Indigenous Peoples and Human Rights

September 20, 2007

Scar tissue, just down the road in Louisiana

Sept. 20, 2007
As thousands gather in central Louisiana today in support of the Jena 6, I am reminded of the summer of 1971 and what took place just down the road from Jena, Louisiana.
My friend Mary, with her bright-red hair in Natchitoches, was dating a good-looking black man. But this was central Louisiana and the Ku Klux Klan was still recording our names on their hit list of people to be killed. What we did were simple things, organizing food baskets for those without food and occasional race unity picnics. It seemed to us these were pretty small offenses to attract a place on the Ku Klux Klan hit list. But things grew worse, in the end, they chased Mary and her boyfriend out of town with rotten tomatoes and eggs.

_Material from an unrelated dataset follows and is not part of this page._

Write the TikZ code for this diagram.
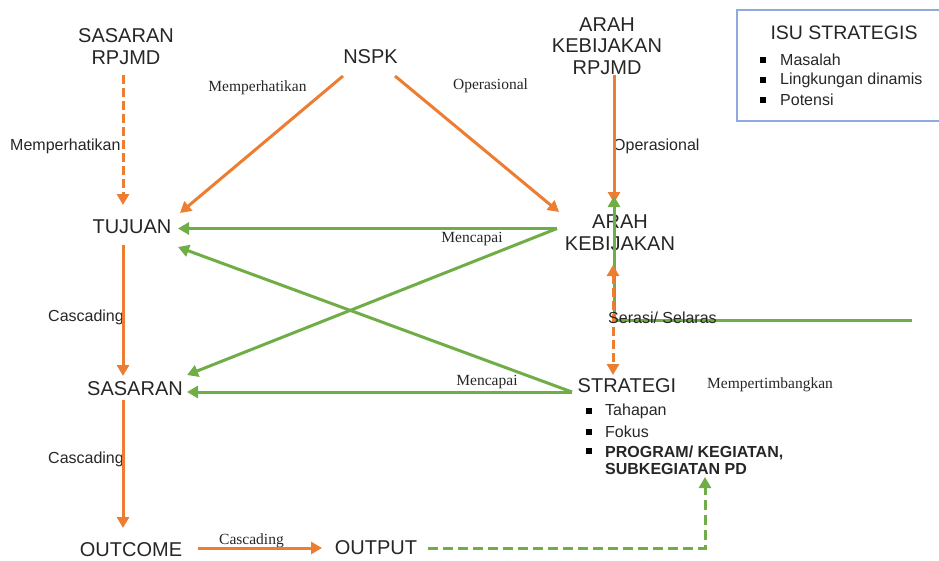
\documentclass[tikz,border=0pt]{standalone}
\usepackage{fontspec}
\setmainfont{Liberation Sans}
\newfontfamily\serifont{Liberation Serif}
\usetikzlibrary{arrows.meta,calc}
\definecolor{ora}{HTML}{ED7D31}
\definecolor{grn}{HTML}{70AD47}
\definecolor{boxblue}{HTML}{8FAADC}
\begin{document}
\begin{tikzpicture}[x=1pt,y=-1pt,
  main/.style={font=\fontsize{20}{21.5}\selectfont, align=center, inner sep=0pt, text=black!85},
  lab/.style={font=\fontsize{16}{17}\selectfont, inner sep=0pt, text=black!85},
  slab/.style={font=\serifont\fontsize{15.5}{17}\selectfont, inner sep=0pt, text=black!85},
  item/.style={font=\fontsize{16}{17}\selectfont, inner sep=0pt, anchor=west, text=black!85},
  sq/.style={fill=black, inner sep=0pt, minimum size=6pt},
  oline/.style={draw=ora, line width=3pt},
  gline/.style={draw=grn, line width=3pt},
  tip/.style={-{Triangle[length=11pt,width=12pt]}},
  odash/.style={dash pattern=on 9pt off 4pt},
  gdash/.style={dash pattern=on 10pt off 5pt},
]
\useasboundingbox (0,0) rectangle (939,560);

% main nodes
\node[main] (sr) at (126,46.5) {SASARAN\\RPJMD};
\node[main] (nspk) at (370.5,57) {NSPK};
\node[main] (akr) at (607,46) {ARAH\\KEBIJAKAN\\RPJMD};
\node[main] (tujuan) at (132,227) {TUJUAN};
\node[main] (ak) at (620,232.5) {ARAH\\KEBIJAKAN};
\node[main] (sasaran) at (135,389) {SASARAN};
\node[main] (strategi) at (627,386) {STRATEGI};
\node[main] (outcome) at (131,550) {OUTCOME};
\node[main] (output) at (376,548) {OUTPUT};

% ISU STRATEGIS box
\draw[boxblue, line width=1.5pt] (939,10) -- (737,10) -- (737,121) -- (939,121);
\node[font=\fontsize{19.5}{21}\selectfont, inner sep=0pt, text=black!85] (isu) at (844,33) {ISU STRATEGIS};
\node[sq] (b1) at (763,60) {};
\node[item] (i1) at (780,60) {Masalah};
\node[sq] (b2) at (763,80) {};
\node[item] (i2) at (780,80) {Lingkungan dinamis};
\node[sq] (b3) at (763,100) {};
\node[item] (i3) at (780,100) {Potensi};

% strategi items
\node[sq] (s1) at (589,411) {};
\node[item] (t1) at (605,411) {Tahapan};
\node[sq] (s2) at (589,432) {};
\node[item] (t2) at (605,432) {Fokus};
\node[sq] (s3) at (589,451) {};
\node[item, anchor=north west, align=left, font=\bfseries\fontsize{16}{17}\selectfont] (prog) at (605,446) {PROGRAM/ KEGIATAN,\\SUBKEGIATAN PD};

% labels
\node[lab, anchor=west] (l1) at (10,146) {Memperhatikan};
\node[slab] (l2) at (257.5,88) {Memperhatikan};
\node[slab] (l3) at (490.5,86) {Operasional};
\node[lab, anchor=west] (l4) at (613,146) {Operasional};
\node[slab] (l5) at (472,239) {Mencapai};
\node[slab] (l6) at (487,382) {Mencapai};
\node[lab, anchor=west] (l7) at (48,317) {Cascading};
\node[lab, anchor=west] (l8) at (48,459) {Cascading};
\node[slab] (l9) at (251.5,541) {Cascading};
\node[slab, anchor=west] (l11) at (707,385) {Mempertimbangkan};

% orange connectors
\draw[oline, odash, tip] ($(sr)+(-3,28.5)$) -- ($(tujuan)+(-9,-22)$);
\draw[oline, tip] ($(nspk)+(-27.5,19)$) -- ($(tujuan)+(48,-14)$);
\draw[oline, tip] ($(nspk)+(24.5,19)$) -- ($(ak)+(-61,-20.5)$);
\draw[oline, tip] ($(akr)+(7,29)$) -- ($(ak)+(-6,-29.5)$);
\draw[oline, tip] ($(tujuan)+(-9,18)$) -- ($(sasaran)+(-12,-13)$);
\draw[oline, tip] ($(sasaran)+(-12,11)$) -- ($(outcome)+(-8,-22)$);
\draw[oline, tip] ($(outcome)+(67,-2)$) -- ($(output)+(-54,0)$);

% green connectors
\draw[gline, tip] ($(ak)+(-63,-4)$) -- ($(tujuan)+(46,1.5)$);
\draw[gline, tip] ($(ak)+(-63,-4)$) -- ($(sasaran)+(52,-14)$);
\draw[gline, tip] ($(strategi)+(-55,6)$) -- ($(tujuan)+(46,20)$);
\draw[gline, tip] ($(strategi)+(-55,6)$) -- ($(sasaran)+(52,3)$);
\coordinate (serasiend) at (912,320.5);
\draw[gline, tip] (serasiend) -| ($(ak)+(-6,-36.5)$);
\draw[gline, gdash, tip] ($(output)+(52,0)$) -| ($(prog.north west)+(100,31)$);

% orange dashed double arrow
\draw[oline, odash, {Triangle[length=11pt,width=12pt]}-{Triangle[length=11pt,width=12pt]}] ($(ak)+(-7,32.5)$) -- ($(strategi)+(-14,-11)$);

\node[lab, anchor=west] (l10) at (608,318) {Serasi/ Selaras};
\end{tikzpicture}
\end{document}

Mary, in her old convertible, fled to the sunshine state of Arizona. Would anyone have imagined then, that after 36 more years of civil rights struggles, that once again, buses would be rolling into central Louisiana today. Looking out on a world scale, it seems so odd that the U.S. is still claiming to be able to fix the world's problems, when the wound of racism in America festers beneath all this scar tissue. In America, it is always more about television and Hollywood, than about the cold facts and reality.